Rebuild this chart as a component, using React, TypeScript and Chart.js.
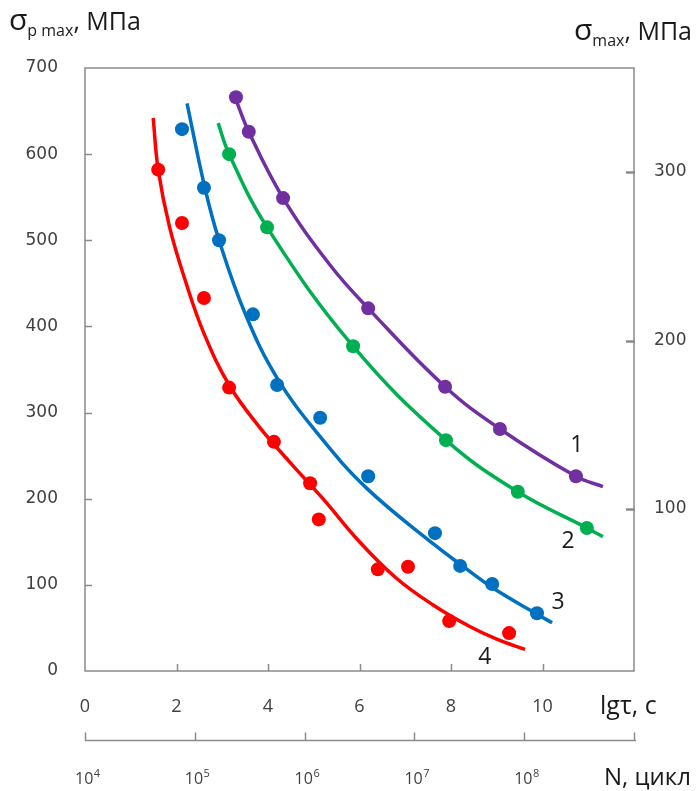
import React, { useEffect, useRef } from 'react';
import { Chart, registerables } from 'chart.js';

Chart.register(...registerables);

// ---- axis definitions ----
const X_MIN = 0;
const X_MAX = 12;
const X_STEP = 2;
const Y_MIN = 0;
const Y_MAX = 700;
const Y_STEP = 100;
const RIGHT_TICKS = [100, 200, 300];
const RIGHT_MIN = 3.9;
const RIGHT_MAX = 361.7;
const N_TICKS = [1e4, 1e5, 1e6, 1e7, 1e8, 1e9];
const N_BASE = ['10', '10', '10', '10', '10', ''];
const N_EXP = ['4', '5', '6', '7', '8', ''];

// ---- series 1 (purple) ----
const CURVE1_X = [3.28, 3.58, 4.33, 5.36, 6.19, 7.87, 9.07, 10.73, 11.32];
const CURVE1_Y = [666, 626, 549, 471, 421, 330, 281, 226, 214];
const POINTS1_X = [3.30, 3.58, 4.33, 6.19, 7.87, 9.07, 10.73];
const POINTS1_Y = [666, 626, 549, 421, 330, 281, 226];

// ---- series 2 (green) ----
const CURVE2_X = [2.91, 3.15, 3.98, 5.86, 7.89, 9.46, 10.97, 11.32];
const CURVE2_Y = [636, 600, 515, 377, 268, 208, 166, 156];
const POINTS2_X = [3.15, 3.98, 5.86, 7.89, 9.46, 10.97];
const POINTS2_Y = [600, 515, 377, 268, 208, 166];

// ---- series 3 (blue) ----
const CURVE3_X = [2.23, 2.62, 2.93, 3.50, 4.20, 5.14, 6.16, 7.65, 8.20, 8.90, 9.88, 10.21];
const CURVE3_Y = [659, 561, 500, 415, 340, 272, 212, 146, 124, 97, 66, 56];
const POINTS3_X = [2.12, 2.60, 2.93, 3.67, 4.20, 5.14, 6.19, 7.65, 8.20, 8.90, 9.88];
const POINTS3_Y = [629, 561, 500, 414, 332, 294, 226, 160, 122, 101, 67];

// ---- series 4 (red) ----
const CURVE4_X = [1.49, 1.60, 1.85, 2.20, 2.60, 3.15, 3.80, 4.50, 5.20, 6.00, 6.80, 7.60, 8.40, 9.00, 9.62];
const CURVE4_Y = [642, 582, 515, 452, 392, 332, 284, 241, 200, 150, 108, 77, 52, 37, 25];
const POINTS4_X = [1.60, 2.12, 2.60, 3.15, 4.13, 4.92, 5.11, 6.40, 7.06, 7.96, 9.27];
const POINTS4_Y = [582, 520, 433, 329, 266, 218, 176, 118, 121, 58, 44];

// ---- curve labels ----
const LABEL_TEXT = ['1', '2', '3', '4'];
const LABEL_X = [10.75, 10.56, 10.34, 8.74];
const LABEL_Y = [262, 150, 79, 16];

const COLORS = ['#7030A0', '#00B050', '#0070C0', '#FF0000'];
const AXIS_COLOR = '#8a8a8a';
const TICK_COLOR = '#404040';
const TEXT_COLOR = '#1a1a1a';

const zip = (xs: number[], ys: number[]) => xs.map((x, i) => ({ x, y: ys[i] }));

const SERIES = [
  { cx: CURVE1_X, cy: CURVE1_Y, px: POINTS1_X, py: POINTS1_Y },
  { cx: CURVE2_X, cy: CURVE2_Y, px: POINTS2_X, py: POINTS2_Y },
  { cx: CURVE3_X, cy: CURVE3_Y, px: POINTS3_X, py: POINTS3_Y },
  { cx: CURVE4_X, cy: CURVE4_Y, px: POINTS4_X, py: POINTS4_Y },
];

const decorPlugin = {
  id: 'decor',
  beforeDatasetsDraw(chart: any) {
    const { ctx, chartArea: a, scales } = chart;
    ctx.save();
    ctx.strokeStyle = AXIS_COLOR;
    ctx.lineWidth = 1.5;
    ctx.strokeRect(a.left, a.top, a.right - a.left, a.bottom - a.top);
    ctx.beginPath();
    scales.x.ticks.forEach((t: any) => {
      if (t.value <= X_MIN || t.value >= X_MAX) return;
      const p = Math.round(scales.x.getPixelForValue(t.value)) + 0.5;
      ctx.moveTo(p, a.bottom);
      ctx.lineTo(p, a.bottom - 7);
    });
    scales.y.ticks.forEach((t: any) => {
      if (t.value <= Y_MIN || t.value >= Y_MAX) return;
      const p = Math.round(scales.y.getPixelForValue(t.value)) + 0.5;
      ctx.moveTo(a.left, p);
      ctx.lineTo(a.left + 7, p);
    });
    ctx.stroke();
    ctx.beginPath();
    ctx.lineWidth = 2.5;
    scales.y2.ticks.forEach((t: any) => {
      const p = Math.round(scales.y2.getPixelForValue(t.value)) + 0.5;
      ctx.moveTo(a.right - 8, p);
      ctx.lineTo(a.right + 1, p);
    });
    ctx.stroke();
    const n = scales.xN;
    const ny = Math.round(n.top) + 0.5;
    ctx.beginPath();
    ctx.lineWidth = 1.5;
    ctx.moveTo(n.left, ny);
    ctx.lineTo(n.right + 2, ny);
    N_TICKS.forEach((v) => {
      const p = Math.round(n.getPixelForValue(v)) + 0.5;
      ctx.moveTo(p, ny);
      ctx.lineTo(p, ny - 8);
    });
    ctx.stroke();
    ctx.restore();
  },
  afterDraw(chart: any) {
    const { ctx, scales } = chart;
    ctx.save();
    ctx.fillStyle = TEXT_COLOR;
    ctx.textBaseline = 'alphabetic';
    ctx.textAlign = 'left';
    // left title
    let x = 9;
    ctx.font = '30px "Open Sans"';
    ctx.fillText('σ', x, 30);
    x += ctx.measureText('σ').width;
    ctx.font = '16px "Open Sans"';
    ctx.fillText('p max', x, 36);
    x += ctx.measureText('p max').width;
    ctx.font = '25px "Open Sans"';
    ctx.fillText(', МПа', x, 30);
    // right title
    x = 574;
    ctx.font = '30px "Open Sans"';
    ctx.fillText('σ', x, 40);
    x += ctx.measureText('σ').width;
    ctx.font = '16px "Open Sans"';
    ctx.fillText('max', x, 46);
    x += ctx.measureText('max').width;
    ctx.font = '25px "Open Sans"';
    ctx.fillText(', МПа', x, 40);
    // axis titles
    ctx.font = '25px "Open Sans"';
    ctx.fillText('lgτ, c', 600, 714);
    ctx.font = '24px "Open Sans"';
    ctx.fillText('N, цикл', 604, 785);
    // N tick labels
    ctx.fillStyle = TICK_COLOR;
    N_TICKS.forEach((v, i) => {
      if (!N_BASE[i]) return;
      const p = scales.xN.getPixelForValue(v);
      ctx.font = '16px "Open Sans"';
      const w = ctx.measureText(N_BASE[i]).width;
      ctx.fillText(N_BASE[i], p - 10, 784);
      ctx.font = '11px "Open Sans"';
      ctx.fillText(N_EXP[i], p - 10 + w + 0.5, 777);
    });
    // curve labels
    ctx.fillStyle = TEXT_COLOR;
    ctx.font = '23px "Open Sans"';
    ctx.textAlign = 'center';
    ctx.textBaseline = 'middle';
    LABEL_TEXT.forEach((t, i) => {
      ctx.fillText(t, scales.x.getPixelForValue(LABEL_X[i]), scales.y.getPixelForValue(LABEL_Y[i]));
    });
    ctx.restore();
  },
};

export default function App() {
  const ref = useRef<HTMLCanvasElement>(null);
  useEffect(() => {
    if (!ref.current) return;
    const datasets: any[] = [];
    SERIES.forEach((s, i) => {
      datasets.push({
        type: 'line',
        data: zip(s.px, s.py),
        showLine: false,
        pointRadius: 7,
        pointHoverRadius: 7,
        pointBackgroundColor: COLORS[i],
        pointBorderWidth: 0,
        borderColor: COLORS[i],
        order: 0,
      });
      datasets.push({
        type: 'line',
        data: zip(s.cx, s.cy),
        borderColor: COLORS[i],
        borderWidth: 3.5,
        pointRadius: 0,
        tension: 0.4,
        fill: false,
        order: 1,
      });
    });
    const chart = new Chart(ref.current, {
      type: 'line',
      data: { datasets },
      plugins: [decorPlugin],
      options: {
        animation: false,
        responsive: false,
        events: [],
        layout: { padding: { top: 68, left: 0, right: 0, bottom: 0 } },
        plugins: { legend: { display: false }, tooltip: { enabled: false } },
        scales: {
          x: {
            type: 'linear',
            position: 'bottom',
            weight: 0,
            min: X_MIN,
            max: X_MAX,
            grid: { display: false },
            border: { display: false },
            ticks: {
              stepSize: X_STEP,
              padding: 17,
              color: TICK_COLOR,
              font: { family: '"Open Sans"', size: 18 },
              maxRotation: 0,
              autoSkip: false,
              callback: (v: any) => (v >= X_MAX ? '' : String(v)),
            },
            afterFit: (s: any) => { s.height = 69; },
          },
          xN: {
            type: 'logarithmic',
            position: 'bottom',
            weight: 1,
            min: N_TICKS[0],
            max: N_TICKS[N_TICKS.length - 1],
            grid: { display: false },
            border: { display: false },
            afterBuildTicks: (s: any) => { s.ticks = N_TICKS.map((v) => ({ value: v })); },
            ticks: { display: false },
            afterFit: (s: any) => { s.height = 51; },
          },
          y: {
            type: 'linear',
            position: 'left',
            min: Y_MIN,
            max: Y_MAX,
            grid: { display: false },
            border: { display: false },
            ticks: {
              stepSize: Y_STEP,
              padding: 19,
              color: TICK_COLOR,
              font: { family: '"DejaVu Sans"', size: 17 },
            },
            afterFit: (s: any) => { s.width = 85; },
          },
          y2: {
            type: 'linear',
            position: 'right',
            min: RIGHT_MIN,
            max: RIGHT_MAX,
            grid: { display: false },
            border: { display: false },
            afterBuildTicks: (s: any) => { s.ticks = RIGHT_TICKS.map((v) => ({ value: v })); },
            ticks: {
              padding: 12,
              color: TICK_COLOR,
              font: { family: '"DejaVu Sans"', size: 17 },
            },
            afterFit: (s: any) => { s.width = 64; },
          },
        },
      } as any,
    });
    return () => chart.destroy();
  }, []);
  return (
    <div style={{ position: 'absolute', left: 0, top: 0, width: 698, height: 791, background: '#fff' }}>
      <canvas ref={ref} width={698} height={791} />
    </div>
  );
}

## THE PROBLEM:
Only the lines from the top of the data through the line with "122, 101, 67];" should be quoted, exactly and with both ends kept; skip the pictures.

## EXERCISE SOLUTION:
Rebuild this chart as a component, using React, TypeScript and Chart.js.
import React, { useEffect, useRef } from 'react';
import { Chart, registerables } from 'chart.js';

Chart.register(...registerables);

// ---- axis definitions ----
const X_MIN = 0;
const X_MAX = 12;
const X_STEP = 2;
const Y_MIN = 0;
const Y_MAX = 700;
const Y_STEP = 100;
const RIGHT_TICKS = [100, 200, 300];
const RIGHT_MIN = 3.9;
const RIGHT_MAX = 361.7;
const N_TICKS = [1e4, 1e5, 1e6, 1e7, 1e8, 1e9];
const N_BASE = ['10', '10', '10', '10', '10', ''];
const N_EXP = ['4', '5', '6', '7', '8', ''];

// ---- series 1 (purple) ----
const CURVE1_X = [3.28, 3.58, 4.33, 5.36, 6.19, 7.87, 9.07, 10.73, 11.32];
const CURVE1_Y = [666, 626, 549, 471, 421, 330, 281, 226, 214];
const POINTS1_X = [3.30, 3.58, 4.33, 6.19, 7.87, 9.07, 10.73];
const POINTS1_Y = [666, 626, 549, 421, 330, 281, 226];

// ---- series 2 (green) ----
const CURVE2_X = [2.91, 3.15, 3.98, 5.86, 7.89, 9.46, 10.97, 11.32];
const CURVE2_Y = [636, 600, 515, 377, 268, 208, 166, 156];
const POINTS2_X = [3.15, 3.98, 5.86, 7.89, 9.46, 10.97];
const POINTS2_Y = [600, 515, 377, 268, 208, 166];

// ---- series 3 (blue) ----
const CURVE3_X = [2.23, 2.62, 2.93, 3.50, 4.20, 5.14, 6.16, 7.65, 8.20, 8.90, 9.88, 10.21];
const CURVE3_Y = [659, 561, 500, 415, 340, 272, 212, 146, 124, 97, 66, 56];
const POINTS3_X = [2.12, 2.60, 2.93, 3.67, 4.20, 5.14, 6.19, 7.65, 8.20, 8.90, 9.88];
const POINTS3_Y = [629, 561, 500, 414, 332, 294, 226, 160, 122, 101, 67];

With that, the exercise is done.